Data segment:
***
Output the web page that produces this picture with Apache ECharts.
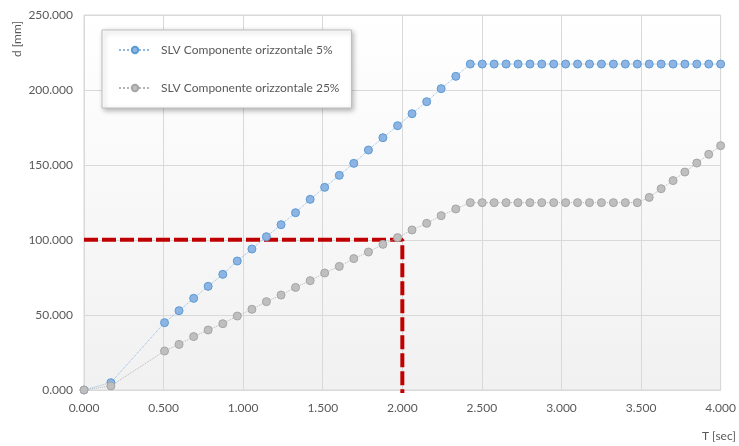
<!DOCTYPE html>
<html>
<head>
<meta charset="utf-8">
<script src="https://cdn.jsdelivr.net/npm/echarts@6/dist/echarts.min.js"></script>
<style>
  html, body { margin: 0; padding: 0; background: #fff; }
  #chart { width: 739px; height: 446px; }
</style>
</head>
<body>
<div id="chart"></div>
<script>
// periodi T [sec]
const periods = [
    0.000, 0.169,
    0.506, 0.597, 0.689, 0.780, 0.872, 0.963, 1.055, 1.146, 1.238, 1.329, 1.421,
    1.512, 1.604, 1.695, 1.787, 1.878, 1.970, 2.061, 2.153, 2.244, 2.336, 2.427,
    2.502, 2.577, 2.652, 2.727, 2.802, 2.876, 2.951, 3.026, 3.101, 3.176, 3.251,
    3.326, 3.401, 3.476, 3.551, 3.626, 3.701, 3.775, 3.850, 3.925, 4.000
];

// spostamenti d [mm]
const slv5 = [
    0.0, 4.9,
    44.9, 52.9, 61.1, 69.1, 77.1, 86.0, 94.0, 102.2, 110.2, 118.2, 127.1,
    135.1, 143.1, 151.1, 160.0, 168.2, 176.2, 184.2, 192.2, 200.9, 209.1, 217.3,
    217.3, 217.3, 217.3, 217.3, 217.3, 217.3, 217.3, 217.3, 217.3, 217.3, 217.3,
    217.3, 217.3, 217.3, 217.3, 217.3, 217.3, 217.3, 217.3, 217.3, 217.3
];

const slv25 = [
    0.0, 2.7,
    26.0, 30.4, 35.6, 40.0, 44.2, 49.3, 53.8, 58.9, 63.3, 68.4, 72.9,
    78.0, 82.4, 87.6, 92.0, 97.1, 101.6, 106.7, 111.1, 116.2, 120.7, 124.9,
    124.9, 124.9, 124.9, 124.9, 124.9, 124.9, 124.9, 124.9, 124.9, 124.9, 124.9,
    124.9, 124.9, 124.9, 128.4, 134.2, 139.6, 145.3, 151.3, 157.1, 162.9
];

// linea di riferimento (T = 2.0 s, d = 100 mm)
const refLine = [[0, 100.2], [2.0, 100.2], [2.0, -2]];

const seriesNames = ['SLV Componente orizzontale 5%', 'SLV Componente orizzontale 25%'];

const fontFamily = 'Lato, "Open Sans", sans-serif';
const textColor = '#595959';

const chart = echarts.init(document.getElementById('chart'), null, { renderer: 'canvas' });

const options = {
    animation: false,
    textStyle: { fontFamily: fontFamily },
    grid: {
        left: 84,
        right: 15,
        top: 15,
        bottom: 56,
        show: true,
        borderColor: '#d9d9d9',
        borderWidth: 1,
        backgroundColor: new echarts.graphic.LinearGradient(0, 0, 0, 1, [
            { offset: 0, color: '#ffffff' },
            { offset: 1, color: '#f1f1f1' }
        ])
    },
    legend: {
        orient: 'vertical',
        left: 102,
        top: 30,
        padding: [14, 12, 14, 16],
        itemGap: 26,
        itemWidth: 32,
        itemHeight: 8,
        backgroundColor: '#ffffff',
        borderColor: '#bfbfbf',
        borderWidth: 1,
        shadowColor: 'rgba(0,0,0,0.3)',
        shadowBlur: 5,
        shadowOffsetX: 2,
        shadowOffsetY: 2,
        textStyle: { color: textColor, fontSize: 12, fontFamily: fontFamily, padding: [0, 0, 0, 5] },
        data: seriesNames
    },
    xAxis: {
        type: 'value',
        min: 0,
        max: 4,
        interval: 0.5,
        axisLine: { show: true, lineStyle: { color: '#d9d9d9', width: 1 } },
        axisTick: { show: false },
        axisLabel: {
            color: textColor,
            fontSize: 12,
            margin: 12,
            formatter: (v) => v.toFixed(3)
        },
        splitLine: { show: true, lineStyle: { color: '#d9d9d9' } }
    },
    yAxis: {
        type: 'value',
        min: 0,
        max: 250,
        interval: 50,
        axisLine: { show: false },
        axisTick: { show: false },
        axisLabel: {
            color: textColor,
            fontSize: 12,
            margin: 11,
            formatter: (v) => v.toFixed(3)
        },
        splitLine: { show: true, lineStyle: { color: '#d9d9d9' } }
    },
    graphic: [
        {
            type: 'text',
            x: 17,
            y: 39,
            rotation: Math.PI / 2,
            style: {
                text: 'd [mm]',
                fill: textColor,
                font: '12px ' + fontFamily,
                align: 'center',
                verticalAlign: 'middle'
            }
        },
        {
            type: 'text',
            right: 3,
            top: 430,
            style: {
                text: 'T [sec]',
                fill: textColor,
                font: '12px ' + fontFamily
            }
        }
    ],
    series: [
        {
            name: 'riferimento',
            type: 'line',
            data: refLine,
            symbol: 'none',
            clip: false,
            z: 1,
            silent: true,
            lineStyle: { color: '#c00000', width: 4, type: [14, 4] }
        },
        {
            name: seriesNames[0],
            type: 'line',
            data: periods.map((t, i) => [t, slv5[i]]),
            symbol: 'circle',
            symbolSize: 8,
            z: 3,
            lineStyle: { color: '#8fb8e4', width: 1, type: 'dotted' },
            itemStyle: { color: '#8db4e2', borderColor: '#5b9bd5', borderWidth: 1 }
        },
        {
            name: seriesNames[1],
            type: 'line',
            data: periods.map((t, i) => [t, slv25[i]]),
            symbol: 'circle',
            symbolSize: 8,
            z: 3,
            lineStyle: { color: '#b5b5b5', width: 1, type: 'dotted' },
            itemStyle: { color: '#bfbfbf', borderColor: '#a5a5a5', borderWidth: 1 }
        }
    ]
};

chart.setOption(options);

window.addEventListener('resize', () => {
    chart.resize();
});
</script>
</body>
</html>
***
Strip out the pictures and quote the remaining data word for word.

Exercise solution:
Output the web page that produces this picture with Apache ECharts.
<!DOCTYPE html>
<html>
<head>
<meta charset="utf-8">
<script src="https://cdn.jsdelivr.net/npm/echarts@6/dist/echarts.min.js"></script>
<style>
  html, body { margin: 0; padding: 0; background: #fff; }
  #chart { width: 739px; height: 446px; }
</style>
</head>
<body>
<div id="chart"></div>
<script>
// periodi T [sec]
const periods = [
    0.000, 0.169,
    0.506, 0.597, 0.689, 0.780, 0.872, 0.963, 1.055, 1.146, 1.238, 1.329, 1.421,
    1.512, 1.604, 1.695, 1.787, 1.878, 1.970, 2.061, 2.153, 2.244, 2.336, 2.427,
    2.502, 2.577, 2.652, 2.727, 2.802, 2.876, 2.951, 3.026, 3.101, 3.176, 3.251,
    3.326, 3.401, 3.476, 3.551, 3.626, 3.701, 3.775, 3.850, 3.925, 4.000
];

// spostamenti d [mm]
const slv5 = [
    0.0, 4.9,
    44.9, 52.9, 61.1, 69.1, 77.1, 86.0, 94.0, 102.2, 110.2, 118.2, 127.1,
    135.1, 143.1, 151.1, 160.0, 168.2, 176.2, 184.2, 192.2, 200.9, 209.1, 217.3,
    217.3, 217.3, 217.3, 217.3, 217.3, 217.3, 217.3, 217.3, 217.3, 217.3, 217.3,
    217.3, 217.3, 217.3, 217.3, 217.3, 217.3, 217.3, 217.3, 217.3, 217.3
];

const slv25 = [
    0.0, 2.7,
    26.0, 30.4, 35.6, 40.0, 44.2, 49.3, 53.8, 58.9, 63.3, 68.4, 72.9,
    78.0, 82.4, 87.6, 92.0, 97.1, 101.6, 106.7, 111.1, 116.2, 120.7, 124.9,
    124.9, 124.9, 124.9, 124.9, 124.9, 124.9, 124.9, 124.9, 124.9, 124.9, 124.9,
    124.9, 124.9, 124.9, 128.4, 134.2, 139.6, 145.3, 151.3, 157.1, 162.9
];

// linea di riferimento (T = 2.0 s, d = 100 mm)
const refLine = [[0, 100.2], [2.0, 100.2], [2.0, -2]];

const seriesNames = ['SLV Componente orizzontale 5%', 'SLV Componente orizzontale 25%'];

const fontFamily = 'Lato, "Open Sans", sans-serif';
const textColor = '#595959';

const chart = echarts.init(document.getElementById('chart'), null, { renderer: 'canvas' });

const options = {
    animation: false,
    textStyle: { fontFamily: fontFamily },
    grid: {
        left: 84,
        right: 15,
        top: 15,
        bottom: 56,
        show: true,
        borderColor: '#d9d9d9',
        borderWidth: 1,
        backgroundColor: new echarts.graphic.LinearGradient(0, 0, 0, 1, [
            { offset: 0, color: '#ffffff' },
            { offset: 1, color: '#f1f1f1' }
        ])
    },
    legend: {
        orient: 'vertical',
        left: 102,
        top: 30,
        padding: [14, 12, 14, 16],
        itemGap: 26,
        itemWidth: 32,
        itemHeight: 8,
        backgroundColor: '#ffffff',
        borderColor: '#bfbfbf',
        borderWidth: 1,
        shadowColor: 'rgba(0,0,0,0.3)',
        shadowBlur: 5,
        shadowOffsetX: 2,
        shadowOffsetY: 2,
        textStyle: { color: textColor, fontSize: 12, fontFamily: fontFamily, padding: [0, 0, 0, 5] },
        data: seriesNames
    },
    xAxis: {
        type: 'value',
        min: 0,
        max: 4,
        interval: 0.5,
        axisLine: { show: true, lineStyle: { color: '#d9d9d9', width: 1 } },
        axisTick: { show: false },
        axisLabel: {
            color: textColor,
            fontSize: 12,
            margin: 12,
            formatter: (v) => v.toFixed(3)
        },
        splitLine: { show: true, lineStyle: { color: '#d9d9d9' } }
    },
    yAxis: {
        type: 'value',
        min: 0,
        max: 250,
        interval: 50,
        axisLine: { show: false },
        axisTick: { show: false },
        axisLabel: {
            color: textColor,
            fontSize: 12,
            margin: 11,
            formatter: (v) => v.toFixed(3)
        },
        splitLine: { show: true, lineStyle: { color: '#d9d9d9' } }
    },
    graphic: [
        {
            type: 'text',
            x: 17,
            y: 39,
            rotation: Math.PI / 2,
            style: {
                text: 'd [mm]',
                fill: textColor,
                font: '12px ' + fontFamily,
                align: 'center',
                verticalAlign: 'middle'
            }
        },
        {
            type: 'text',
            right: 3,
            top: 430,
            style: {
                text: 'T [sec]',
                fill: textColor,
                font: '12px ' + fontFamily
            }
        }
    ],
    series: [
        {
            name: 'riferimento',
            type: 'line',
            data: refLine,
            symbol: 'none',
            clip: false,
            z: 1,
            silent: true,
            lineStyle: { color: '#c00000', width: 4, type: [14, 4] }
        },
        {
            name: seriesNames[0],
            type: 'line',
            data: periods.map((t, i) => [t, slv5[i]]),
            symbol: 'circle',
            symbolSize: 8,
            z: 3,
            lineStyle: { color: '#8fb8e4', width: 1, type: 'dotted' },
            itemStyle: { color: '#8db4e2', borderColor: '#5b9bd5', borderWidth: 1 }
        },
        {
            name: seriesNames[1],
            type: 'line',
            data: periods.map((t, i) => [t, slv25[i]]),
            symbol: 'circle',
            symbolSize: 8,
            z: 3,
            lineStyle: { color: '#b5b5b5', width: 1, type: 'dotted' },
            itemStyle: { color: '#bfbfbf', borderColor: '#a5a5a5', borderWidth: 1 }
        }
    ]
};

chart.setOption(options);

window.addEventListener('resize', () => {
    chart.resize();
});
</script>
</body>
</html>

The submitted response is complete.